While fully staged, as announced, don't expect a huge chorus, elaborate sets or ballet scenes. Like Shakespeare & Company's successful Bare Bard series these operas are not about visual spectacle and all about hearing beautiful music beautifully sung. The simplicity of the staging has the advantage of telling the story of the fun loving convent girl and her star-crossed love affair with a handsome Chevalier in a compact two and a half hours, with an intermission after the second of the five acts. While the cast of seventeen does at times make the rather stark gray set look somewhat underpopulated, the charm of the music is irresistible -- especially during the last three acts when the arias and duets soar thrillingly.

Darren Chase who will reprise his Chevalier Des Grieux at the July 23rd performance (the cast changes from performance to performance) has a mellifluous tenor voice. If he seems a bit too young and slim for the more mature and stately Manon of Solange Sior, no matter. This is opera where not looking sixteen can be overlooked when the voice is strong, as Ms. Sior's is. She also had the advantage of singing in her native French. There are super titles so French is not required to understand the story.

Things don't end well for Manon. But while she and so many opera heroines die -- this exciting Festival promises to be alive and well for a long time. I'm going back Thursday for Bellini's Norma. This time I'll bring a sweater since the Boland Theatre is air conditioned and short sleeves and sandals without socks are not a good idea.

Postscript-- July 24th. As I mentioned at the end of my comments about Manon, I went back to watch another diva die -- the title character of Bellini's Norma, joined in the death scene by the lover who rejected her. The role of the high priestess of the Druid temple of Eaus has been a triumph and a challenge for many a soprano. The pairing of Joan Sutherland as Norma and Marilyn Horne as Adalgisa is a case of Norma at its most triumphant. The Shaker Mountain Norma isn't the stuff of operatic legend but it does offer rewards to music lovers.

Carolyn James, despite a commanding presence falls short of the acting and singing nuances needed for a truly memorable Norma, but typical of many operas, she gains strength as the work progresses. The most satisfying performances are from Tatiana Ishemova as Adalgisa and Thomas Raud as Pollione. Their voices are superb and manage to rise easily above the somewhat too loud orchestra. The use of draped burlap works quite well to suggest the forest setting.

Coming on Saturday, there's yet another event deserving a larger audience than the Festival has been attracting due to competition from the multitude of other cultural goodies is a concert version of Tosca. You're unlikely to miss the lack of staging with Lisa Daltirus, a lyric soprano of considerable reputation, doing the honors as Floria.

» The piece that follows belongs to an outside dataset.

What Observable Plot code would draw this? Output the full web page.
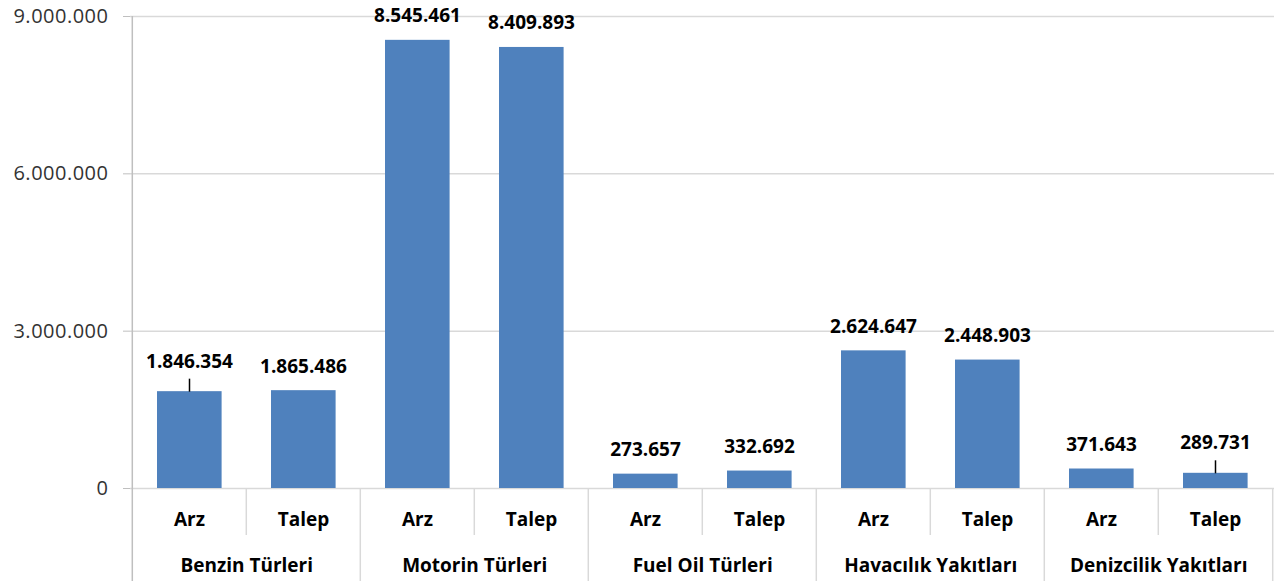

Postscript #2-- August 2nd. Finding myself with a free Friday, I decided to round out this piece with yet another visit to Pittsfield. Their production of Donizetti's L'Elisir d'Amore proved to be delightful. This being a comic opera, all's well that ends well. Nobody dies. Love unrequited is requited. The music is a non-stop treat of richly melodic arias, duets and ensemble pieces. The young cast at the performance I saw did full justice to the music, and proved themselves to be able actors. Marcus Auger's gorgeous tenor voice made the lovelorn young farmer a standout. Eric Bieri seemed ideally cast as Dr. Dulcamara, the traveling quack who promises to make love work for all concerned, as well as erase the village's older women's wrinkles. Of the three operas seen, Shaker Mountain's resident designer, Tom Donahue, created the most visually apt and complete staging. The modern costumes abetted the overall look of a production of Oklahoma (though the ensemble and duet singing is more likely to make you think of Gilbert and Sullivan). Conductor Elaine Rinaldi, whose work with the DiCapo Opera in New York I've enjoyed, ably steered the orchestra and avoided having the instruments drown out the voices. It all clocked in at a well-paced 2 and a half hours, including the intermission.